Yo veía a Octavio cenando cada noche en torno a la mesa convivencial con fantasmas y seres vivos. Le oía conversar entre los fantasmas Emiliano Zapata y André Breton (¿o serán Emiliano Breton y André Zapata?). Lo veía enviar mujeres de lujosa desnudez a la celda donde místicamente Juan de Yepes, apodado “de la Cruz”, sueña a Dios, o fantasmas varones a la nocturna / diurna soledad de Sor Juana Inés, también con su Cruz. Y él no dejaba de articular y desarticular ideas, deshacerlas y rehacerlas para que no se le petrificaran en formas de ideología, siempre cuestionando a la Historia y confrontándola con las mitologías orientales y occidentales y suyas o ajenas.

Sus poemas los decía con su pequeña voz nada declamatoria. Y, tanto en el poema como en la conferencia y en la conversación, su mano izquierda hacía el gesto de lanzar al aire una moneda, de echar un volado, de jugar al “águila o sol” como se dice en México, al “cara o cruz” como se dice en España: el pulgar retenido por un momento, como un resorte entre los otros dedos plegados, se alzaba súbitamente para enviar al aire la moneda invisible: la palabra. El gesto era tal como el de la mano que Tamayo dibujó para la portada de la primera edición de Águila o sol, y la moneda/palabra trazaba su curva entre arriba y abajo, entre una idea y otra, entre una imagen y su contraria, trazando su camino de instantes, y dando a la página y a la mirada del lector un horizonte de epifanías.

El instante (“¿no te parece?”) es sólo una gota en la lluvia del tiempo. Un latido entre latidos. Un parpadeo de la luz. O el colibrí volando en su zumbido de alas, cometa que cabe en la mano y escapa al horizonte y vuelve a la palma de la mano.

Ahora el fantasma de Octavio toma al instante como a un pájaro, lo mira con amor (porque un poeta, aun si aspira a la eternidad, está enamorado de las criaturas del tiempo), y lo transforma en palabra y lo posa en la página que leemos. Y desde el papel la palabra / instante resurge nuevamente, recobra su instante: su rumor de invisibles alas de águila, su luz de sol de mediodía.

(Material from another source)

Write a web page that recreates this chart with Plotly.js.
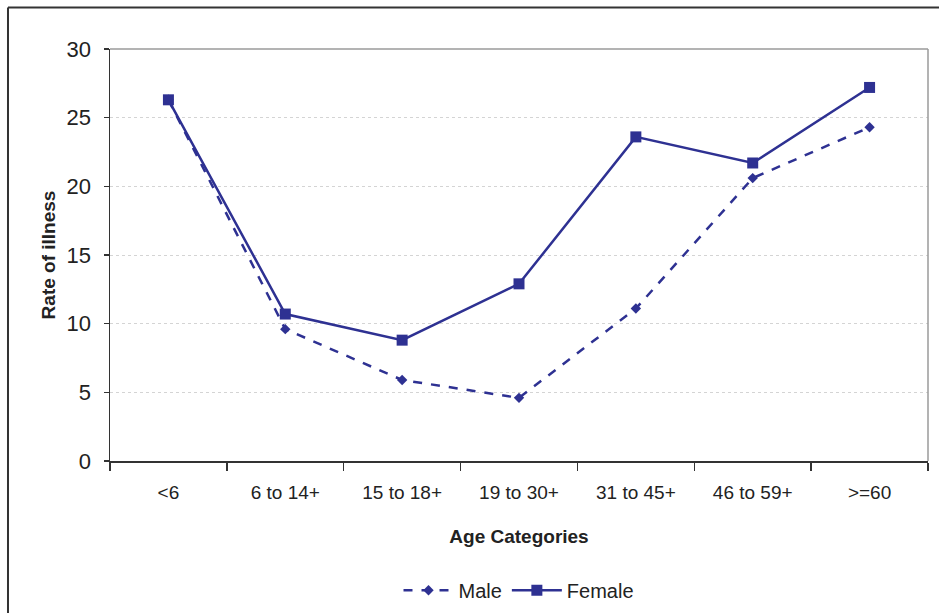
<!DOCTYPE html>
<html>
<head>
<meta charset="utf-8">
<script src="https://cdn.plot.ly/plotly-3.0.1.min.js"></script>
<style>
  html, body { margin: 0; padding: 0; background: #fff; }
  #chart { width: 939px; height: 613px; }
</style>
</head>
<body>
<div id="chart"></div>
<script>
// Illness rate by age group, male vs female
const ageCategories = ["<6", "6 to 14+", "15 to 18+", "19 to 30+", "31 to 45+", "46 to 59+", ">=60"];
const maleRates = [26.3, 9.6, 5.9, 4.6, 11.1, 20.6, 24.3];
const femaleRates = [26.3, 10.7, 8.8, 12.9, 23.6, 21.7, 27.2];
const yTickValues = [0, 5, 10, 15, 20, 25, 30];

const navy = "#2e3192";
const fontFamily = "Liberation Sans, Arial, sans-serif";

const traces = [
  {
    name: "Male",
    x: ageCategories,
    y: maleRates,
    type: "scatter",
    mode: "lines+markers",
    line: { color: navy, width: 2.5, dash: "dash" },
    marker: { symbol: "diamond", size: 8, color: navy }
  },
  {
    name: "Female",
    x: ageCategories,
    y: femaleRates,
    type: "scatter",
    mode: "lines+markers",
    line: { color: navy, width: 2.5 },
    marker: { symbol: "square", size: 11, color: navy }
  }
];

const layout = {
  width: 939,
  height: 613,
  margin: { l: 110, r: 11, t: 49, b: 152, autoexpand: false },
  paper_bgcolor: "#fff",
  plot_bgcolor: "#fff",
  font: { family: fontFamily, color: "#222", size: 20 },
  showlegend: true,
  legend: {
    orientation: "h",
    x: 0.5, xanchor: "center",
    yref: "container",
    y: 0.037, yanchor: "middle",
    font: { size: 20, color: "#222" },
    itemwidth: 50
  },
  xaxis: {
    type: "category",
    range: [-0.5, 6.5],
    showgrid: false,
    zeroline: false,
    showline: true,
    linecolor: "#333",
    linewidth: 1.5,
    ticks: "outside",
    tickson: "boundaries",
    ticklen: 8,
    tickcolor: "#333",
    tickwidth: 1.5,
    ticklabelstandoff: 14,
    tickfont: { size: 19, color: "#222" },
    title: { text: "<b>Age Categories</b>", font: { size: 19, color: "#222" }, standoff: 27 }
  },
  yaxis: {
    range: [0, 30],
    tickvals: yTickValues,
    ticktext: yTickValues.map(String),
    showgrid: true,
    gridcolor: "#d4d4d4",
    griddash: "dot",
    gridwidth: 1,
    zeroline: false,
    showline: true,
    linecolor: "#333",
    linewidth: 1.5,
    ticks: "outside",
    ticklen: 5,
    tickcolor: "#333",
    tickwidth: 1.5,
    ticklabelstandoff: 8,
    tickfont: { size: 22, color: "#222" },
    title: { text: "<b>Rate of illness</b>", font: { size: 19, color: "#222" }, standoff: 6 }
  },
  shapes: [
    // plot area top and right edges
    { type: "line", xref: "paper", yref: "paper", x0: 0, x1: 1, y0: 1, y1: 1,
      line: { color: "#9a9a9a", width: 1.5 } },
    { type: "line", xref: "paper", yref: "paper", x0: 1, x1: 1, y0: 0, y1: 1,
      line: { color: "#9a9a9a", width: 1.5 } },
    // outer frame (top and left edges)
    { type: "line", xref: "paper", yref: "paper", x0: -0.1247, x1: 1.1, y0: 1.1005, y1: 1.1005,
      line: { color: "#333", width: 2 } },
    { type: "line", xref: "paper", yref: "paper", x0: -0.1247, x1: -0.1247, y0: -0.5, y1: 1.1005,
      line: { color: "#333", width: 2 } }
  ]
};

Plotly.newPlot("chart", traces, layout, { displayModeBar: false, staticPlot: true });
</script>
</body>
</html>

Y qué extraño es que en las páginas de Octavio Paz apenas haya gerundios, porque el gerundio es un estar pasando, algo entre esto y lo otro, un instante hacia lo eterno, o viceversa, o lo contrario, o lo mismo, “¿no te parece?”. Es decir: el modo en que Octavio, descontento con su condición de fantasma, logra estar siempre en todas partes, aunque siempre entre nosotros.

En México no nieva, pero en su placita de Mixcoac Octavio mira flotar, en la luz del mediodía, la eterna nieve del Tiempo.